If you’re standing in a wet living room, smelling smoke residue in your kitchen cabinets, or watching a ceiling stain spread after a rainstorm, the research window is short. Do the CSLB check, ask for the license number and proof of insurance, and get a written scope before signing anything.

ProRestoration Services works with homeowners and property managers across Bakersfield on water damage, fire and smoke damage, and mold remediation — and handles the insurance documentation process from first call through final inspection. If you’re weighing your options or have questions about a specific situation, call (661) 393-9306.

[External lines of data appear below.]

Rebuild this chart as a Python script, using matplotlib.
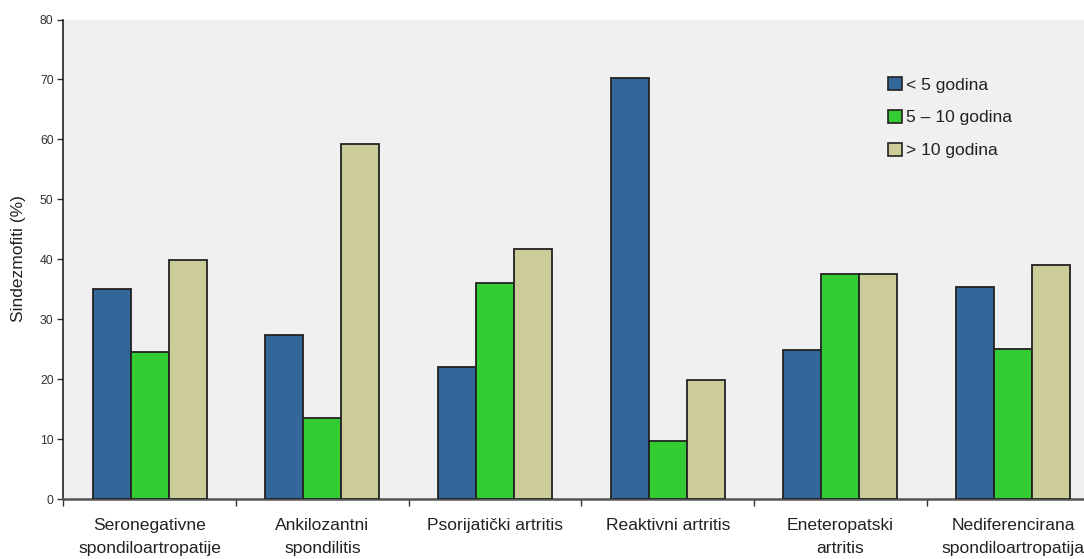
import matplotlib
matplotlib.use("Agg")
import matplotlib.pyplot as plt
import numpy as np
from matplotlib.patches import Patch

categories = ["Seronegativne\nspondiloartropatije", "Ankilozantni\nspondilitis",
              "Psorijatički artritis", "Reaktivni artritis",
              "Eneteropatski\nartritis", "Nediferencirana\nspondiloartropatija"]
series_names = ["< 5 godina", "5 – 10 godina", "> 10 godina"]
lt5 = [35.0, 27.3, 22.1, 70.3, 24.8, 35.3]
mid = [24.5, 13.5, 36.1, 9.6, 37.6, 25.0]
gt10 = [39.8, 59.2, 41.7, 19.8, 37.6, 39.1]
yticks = [0, 10, 20, 30, 40, 50, 60, 70, 80]
colors = ["#336699", "#33cc33", "#cccc99"]

plt.rcParams['font.family'] = ['Liberation Sans', 'DejaVu Sans']

W, H = 1084, 559
fig = plt.figure(figsize=(W/100, H/100), dpi=100)
left_px, right_px, top_px, bot_px = 63.3, 1099.5, 19.5, 499.0
ax = fig.add_axes([left_px/W, 1 - bot_px/H, (right_px-left_px)/W, (bot_px-top_px)/H])
ax.set_facecolor("#f0f0f0")

x = np.arange(len(categories))
bw = 0.22
for i, (vals, c, name) in enumerate(zip([lt5, mid, gt10], colors, series_names)):
    ax.bar(x + (i-1)*bw, vals, bw, color=c, edgecolor="#222222", linewidth=1.3, label=name, zorder=3)

ax.set_xlim(-0.5, len(categories)-0.5)
ax.set_ylim(0, 80)
ax.set_yticks(yticks)
ax.tick_params(axis='y', direction='out', length=4, width=1, pad=3, labelsize=8.8, colors='#333333', labelcolor='#333333')
ax.set_xticks(x)
ax.set_xticklabels(categories, fontsize=12.6, color='#222222')
for t in ax.get_xticklabels():
    t.set_linespacing(1.62)
ax.set_xticks(np.arange(-0.5, len(categories), 1), minor=True)
ax.tick_params(axis='x', which='major', length=0, pad=14)
ax.tick_params(axis='x', which='minor', length=5, width=1, color='#333333', direction='out')

for s in ['top', 'right']:
    ax.spines[s].set_visible(False)
ax.spines['left'].set_color('#222222')
ax.spines['left'].set_linewidth(1.2)
ax.spines['bottom'].set_color('#555555')
ax.spines['bottom'].set_linewidth(1.8)

fig.text(19/W, 1 - 259/H, "Sindezmofiti (%)", rotation=90, va='center', ha='center',
         fontsize=12.5, color='#222222')

handles = [Patch(facecolor=c, edgecolor='#222222', linewidth=1.2) for c in colors]
leg = ax.legend(handles, series_names, loc='upper left', bbox_to_anchor=(888/W, 1 - 77/H),
                bbox_transform=fig.transFigure, frameon=False, fontsize=12.6,
                handlelength=0.78, handleheight=0.78, handletextpad=0.25,
                labelspacing=0.98, borderpad=0, borderaxespad=0)
for t in leg.get_texts():
    t.set_color('#222222')

fig.savefig("out.png", dpi=100)
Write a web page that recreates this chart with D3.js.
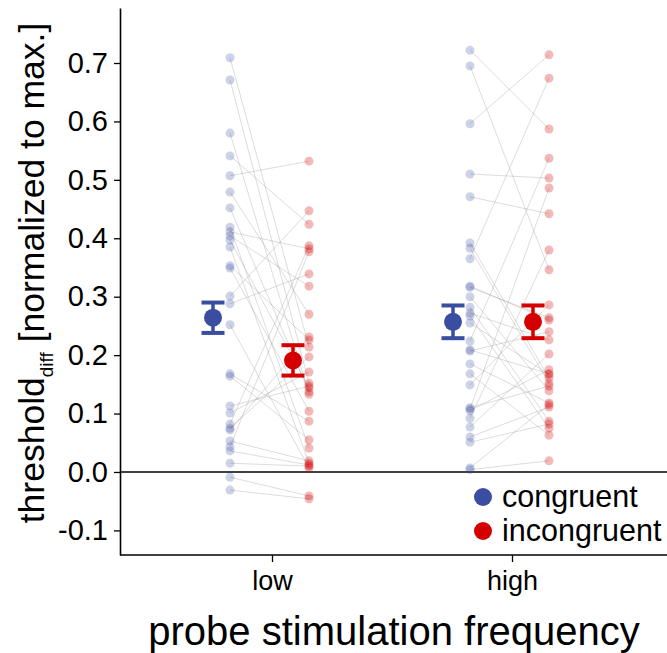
<!DOCTYPE html>
<html>
<head>
<meta charset="utf-8">
<script src="https://cdn.jsdelivr.net/npm/d3@7"></script>
<style>
  html, body { margin: 0; padding: 0; background: #fff; }
  svg { display: block; font-family: Arial, "Liberation Sans", sans-serif; }
</style>
</head>
<body>
<svg id="chart" width="667" height="653"></svg>
<script>
// ---------------- data ----------------
const categories = ["low", "high"];
const conditions = ["congruent", "incongruent"];
const yTickValues = [-0.1, 0.0, 0.1, 0.2, 0.3, 0.4, 0.5, 0.6, 0.7];
const yTickLabels = ["-0.1", "0.0", "0.1", "0.2", "0.3", "0.4", "0.5", "0.6", "0.7"];

// per-subject values (paired by index)
const lowCongruent = [0.709, 0.671, 0.580, 0.541, 0.507, 0.479, 0.452, 0.419, 0.411, 0.404,
  0.397, 0.385, 0.353, 0.349, 0.301, 0.288, 0.252, 0.168, 0.164, 0.113,
  0.101, 0.082, 0.075, 0.072, 0.053, 0.043, 0.036, 0.015, -0.009, -0.031];
const lowIncongruent = [0.214, 0.152, 0.133, 0.424, 0.532, 0.270, 0.137, 0.041, 0.382, 0.318,
  0.144, 0.015, 0.226, 0.104, 0.447, 0.339, 0.007, 0.087, 0.055, 0.147,
  0.171, 0.387, 0.197, 0.231, 0.019, 0.377, 0.012, 0.010, -0.041, -0.046];
const highCongruent = [0.722, 0.695, 0.596, 0.510, 0.471, 0.392, 0.383, 0.365, 0.318, 0.316,
  0.300, 0.282, 0.272, 0.267, 0.255, 0.224, 0.209, 0.207, 0.185, 0.168,
  0.149, 0.110, 0.108, 0.105, 0.092, 0.077, 0.060, 0.051, 0.007, 0.004];
const highIncongruent = [0.587, 0.346, 0.714, 0.503, 0.442, 0.161, 0.152, 0.674, 0.260, 0.264,
  0.139, 0.087, 0.226, 0.075, 0.167, 0.537, 0.168, 0.240, 0.118, 0.063,
  0.286, 0.147, 0.486, 0.175, 0.380, 0.202, 0.111, 0.082, 0.115, 0.019];

// group means and error bar extents (low, high)
const meanCongruent = [0.264, 0.257];
const meanIncongruent = [0.191, 0.257];
const errCongruent = [0.026, 0.028];
const errIncongruent = [0.026, 0.028];

const xTitle = "probe stimulation frequency";

// ---------------- layout ----------------
const colors = { congruent: "#3A4DA0", incongruent: "#D40000" };
const FONT = "Arial, 'Liberation Sans', sans-serif";
const svg = d3.select("#chart");

const y = d3.scaleLinear().domain([-0.1, 0.7]).range([530.4, 63]);
const yTop = 8, yBottom = 555, xLeft = 120, xRight = 667;
const x = d3.scalePoint().domain(categories).range([272, 512]);
const ptOffset = { congruent: -42, incongruent: 37 };
const meanOffset = { congruent: -59, incongruent: 21 };

const groups = [
  { cat: "low", c: lowCongruent, i: lowIncongruent },
  { cat: "high", c: highCongruent, i: highIncongruent }
];

// zero line
svg.append("line")
  .attr("x1", xLeft).attr("x2", xRight)
  .attr("y1", y(0)).attr("y2", y(0))
  .attr("stroke", "#000").attr("stroke-width", 1.6);

// subject lines
groups.forEach(g => {
  const pairs = d3.zip(g.c, g.i);
  svg.append("g").selectAll("line").data(pairs).join("line")
    .attr("x1", x(g.cat) + ptOffset.congruent)
    .attr("x2", x(g.cat) + ptOffset.incongruent)
    .attr("y1", d => y(d[0]))
    .attr("y2", d => y(d[1]))
    .attr("stroke", "#8c8c8c")
    .attr("stroke-opacity", 0.3)
    .attr("stroke-width", 1);
});

// subject points
groups.forEach(g => {
  svg.append("g").selectAll("circle").data(g.c).join("circle")
    .attr("cx", x(g.cat) + ptOffset.congruent)
    .attr("cy", d => y(d))
    .attr("r", 4.5)
    .attr("fill", colors.congruent)
    .attr("fill-opacity", 0.25);
  svg.append("g").selectAll("circle").data(g.i).join("circle")
    .attr("cx", x(g.cat) + ptOffset.incongruent)
    .attr("cy", d => y(d))
    .attr("r", 4.5)
    .attr("fill", colors.incongruent)
    .attr("fill-opacity", 0.28);
});

// means with error bars
function drawMean(cat, cond, m, e) {
  const cx = x(cat) + meanOffset[cond];
  const col = colors[cond];
  const g = svg.append("g");
  const capHalf = 11.5;
  g.append("line").attr("x1", cx).attr("x2", cx)
    .attr("y1", y(m + e)).attr("y2", y(m - e))
    .attr("stroke", col).attr("stroke-width", 3.5);
  [m + e, m - e].forEach(v => {
    g.append("line").attr("x1", cx - capHalf).attr("x2", cx + capHalf)
      .attr("y1", y(v)).attr("y2", y(v))
      .attr("stroke", col).attr("stroke-width", 4);
  });
  g.append("circle").attr("cx", cx).attr("cy", y(m)).attr("r", 9).attr("fill", col);
}
categories.forEach((cat, k) => {
  drawMean(cat, "congruent", meanCongruent[k], errCongruent[k]);
  drawMean(cat, "incongruent", meanIncongruent[k], errIncongruent[k]);
});

// y axis
const yAxisScale = y.copy().domain([y.invert(yBottom), y.invert(yTop)]).range([yBottom, yTop]);
const yAxis = d3.axisLeft(yAxisScale)
  .tickValues(yTickValues)
  .tickFormat((d, i) => yTickLabels[i])
  .tickSizeInner(6).tickSizeOuter(0).tickPadding(6);
const gy = svg.append("g").attr("transform", `translate(${xLeft},0)`).call(yAxis);
gy.select(".domain").attr("stroke", "#000").attr("stroke-width", 1.6);
gy.selectAll(".tick line").attr("stroke", "#000").attr("stroke-width", 1.3);
gy.selectAll(".tick text").attr("font-size", 29).attr("fill", "#000")
  .style("font-family", FONT);

// x axis
const xAxisScale = d3.scalePoint().domain(categories).range([272, 512]);
const xAxis = d3.axisBottom(xAxisScale).tickSizeInner(7).tickSizeOuter(0).tickPadding(9);
const gx = svg.append("g").attr("transform", `translate(0,${yBottom})`).call(xAxis);
gx.select(".domain").attr("d", `M${xLeft},0H${xRight}`).attr("stroke", "#000").attr("stroke-width", 1.6);
gx.selectAll(".tick line").attr("stroke", "#000").attr("stroke-width", 1.3);
gx.selectAll(".tick text").attr("font-size", 27).attr("fill", "#000")
  .style("font-family", FONT);

// axis titles
svg.append("text")
  .attr("x", 394).attr("y", 645)
  .attr("text-anchor", "middle")
  .attr("font-size", 40)
  .text(xTitle);

const yt = svg.append("text")
  .attr("transform", "translate(44,273) rotate(-90)")
  .attr("text-anchor", "middle")
  .attr("font-size", 35.5);
yt.append("tspan").text("threshold");
yt.append("tspan").attr("font-size", 19).attr("dy", 9).text("diff");
yt.append("tspan").attr("dy", -9).text(" [normalized to max.]");

// legend
const legend = svg.append("g");
conditions.forEach((cond, k) => {
  const ly = 497 + k * 34;
  legend.append("circle").attr("cx", 483).attr("cy", ly).attr("r", 9).attr("fill", colors[cond]);
  legend.append("text").attr("x", 502).attr("y", ly + 10)
    .attr("font-size", 30.5).text(cond);
});
</script>
</body>
</html>
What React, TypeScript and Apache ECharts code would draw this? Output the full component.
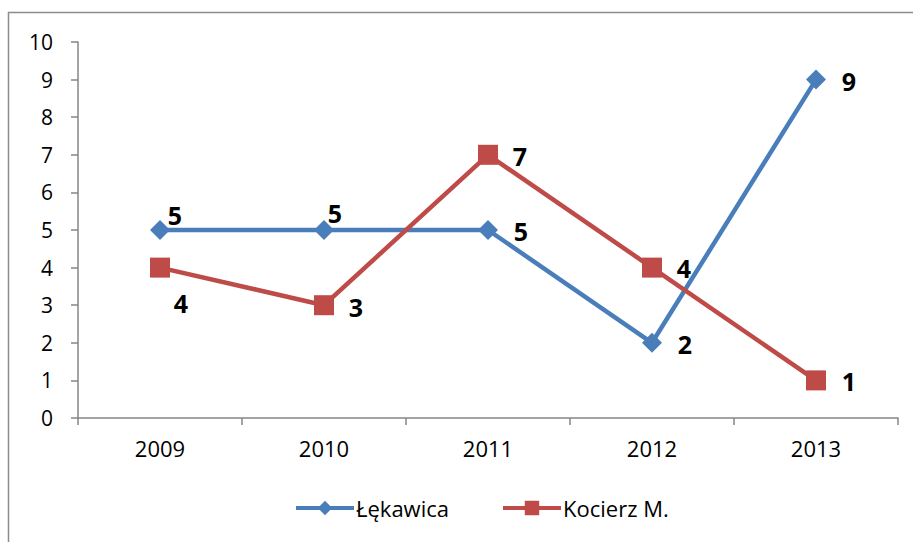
import React, { useEffect, useRef } from "react";
import * as echarts from "echarts";

const years = ["2009", "2010", "2011", "2012", "2013"];
const lekawica = [5, 5, 5, 2, 9];
const kocierz = [4, 3, 7, 4, 1];
const lekawicaLabelOffsets = [[15, -15], [11, -17], [33, 1], [33, 1], [33, 1]];
const kocierzLabelOffsets = [[21, 35], [32, 2], [32, 1], [32, 0], [33, 1]];

const FONT = "'Open Sans', 'Noto Sans', sans-serif";

export default function App() {
  const ref = useRef<HTMLDivElement>(null);
  useEffect(() => {
    if (!ref.current) return;
    const chart = echarts.init(ref.current, undefined, { renderer: "svg" });
    const mk = (vals: number[], offs: number[][]) =>
      vals.map((v, i) => ({
        value: v,
        label: { offset: offs[i] },
      }));
    chart.setOption({
      animation: false,
      backgroundColor: "#fff",
      graphic: [
        {
          type: "rect",
          shape: { x: 8.5, y: 12.5, width: 1000, height: 1000 },
          style: { fill: "none", stroke: "#8c8c8c", lineWidth: 1.5 },
          silent: true,
        },
      ],
      grid: { left: 78, right: 15, top: 42, bottom: 124 },
      legend: {
        bottom: 18,
        left: 289,
        itemWidth: 58,
        itemHeight: 18,
        itemGap: 52,
        lineStyle: { width: 4 },
        textStyle: { fontFamily: FONT, fontSize: 22, color: "#000", padding: [0, 0, 0, -3] },
        data: ["Łękawica", "Kocierz M."],
      },
      xAxis: {
        type: "category",
        data: years,
        boundaryGap: true,
        axisLine: { lineStyle: { color: "#868686", width: 1.5 } },
        axisTick: { show: true, length: 7, alignWithLabel: false, lineStyle: { color: "#868686", width: 1.5 } },
        axisLabel: { fontFamily: FONT, fontSize: 22, color: "#000", margin: 19 },
        splitLine: { show: false },
      },
      yAxis: {
        type: "value",
        min: 0,
        max: 10,
        interval: 1,
        axisLine: { show: true, lineStyle: { color: "#868686", width: 1.5 } },
        axisTick: { show: true, length: 7, lineStyle: { color: "#868686", width: 1.5 } },
        axisLabel: { fontFamily: FONT, fontSize: 21, color: "#000", margin: 25 },
        splitLine: { show: false },
      },
      series: [
        {
          name: "Łękawica",
          type: "line",
          data: mk(lekawica, lekawicaLabelOffsets),
          symbol: "diamond",
          symbolSize: 20,
          showAllSymbol: true,
          lineStyle: { color: "#4a7ebb", width: 4.5 },
          itemStyle: { color: "#4a7ebb" },
          label: {
            show: true,
            position: "inside",
            fontFamily: FONT,
            fontSize: 25,
            fontWeight: "bold",
            color: "#000",
          },
        },
        {
          name: "Kocierz M.",
          type: "line",
          data: mk(kocierz, kocierzLabelOffsets),
          symbol: "rect",
          symbolSize: 20,
          showAllSymbol: true,
          lineStyle: { color: "#be4b48", width: 4.5 },
          itemStyle: { color: "#be4b48" },
          label: {
            show: true,
            position: "inside",
            fontFamily: FONT,
            fontSize: 25,
            fontWeight: "bold",
            color: "#000",
          },
        },
      ],
    });
    return () => chart.dispose();
  }, []);
  return <div ref={ref} style={{ width: 913, height: 542, position: "absolute", left: 0, top: 0 }} />;
}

Frequently Asked Questions

Can my insurance company force me to use their preferred restoration vendor?
No. Under California law, you have the right to choose your own licensed contractor for restoration work. Your insurer may recommend or dispatch a preferred vendor, and those programs can be convenient, but they are not mandatory. If you prefer to use a different company, notify your adjuster before work begins and make sure your chosen contractor documents the damage thoroughly so the claim isn't disputed.
How quickly does mold start growing after water damage in Bakersfield?
Mold can begin colonizing wet building materials within 24 to 48 hours under the right conditions — and Bakersfield's summer heat creates those conditions fast. Attics and wall cavities can reach temperatures that accelerate microbial growth significantly. This is why drying time matters: a surface that looks dry but still holds moisture above 16% in wood or 0.4% in concrete (measured with a calibrated meter) is still at risk. If a restoration crew pulls equipment before hitting those targets, you may be looking at a mold remediation job in a few weeks.
What is an Assignment of Benefits (AOB), and should I sign one?
An AOB is a legal document that transfers your insurance claim rights to the contractor, allowing them to bill your insurer directly and pursue payment disputes without your involvement. It's not inherently predatory — some legitimate companies use them for billing efficiency — but signing one before you've reviewed the scope of work and spoken with your adjuster removes your control over the claim. If a contractor pressures you to sign an AOB at the door before any assessment is done, treat that as a red flag and slow down.
What's the difference between mitigation and reconstruction, and does one company usually do both?
Mitigation is the emergency phase: stopping the source, extracting water or removing smoke-damaged materials, drying the structure, and preventing further damage. Reconstruction is rebuilding what was torn out — drywall, flooring, cabinetry, paint. Some restoration companies handle both under one contract, which simplifies the insurance process and reduces the gap between phases. Others specialize in mitigation only and hand off to a general contractor for rebuild. Before you hire, ask explicitly which phases the company covers so you're not left coordinating two separate contractors mid-project.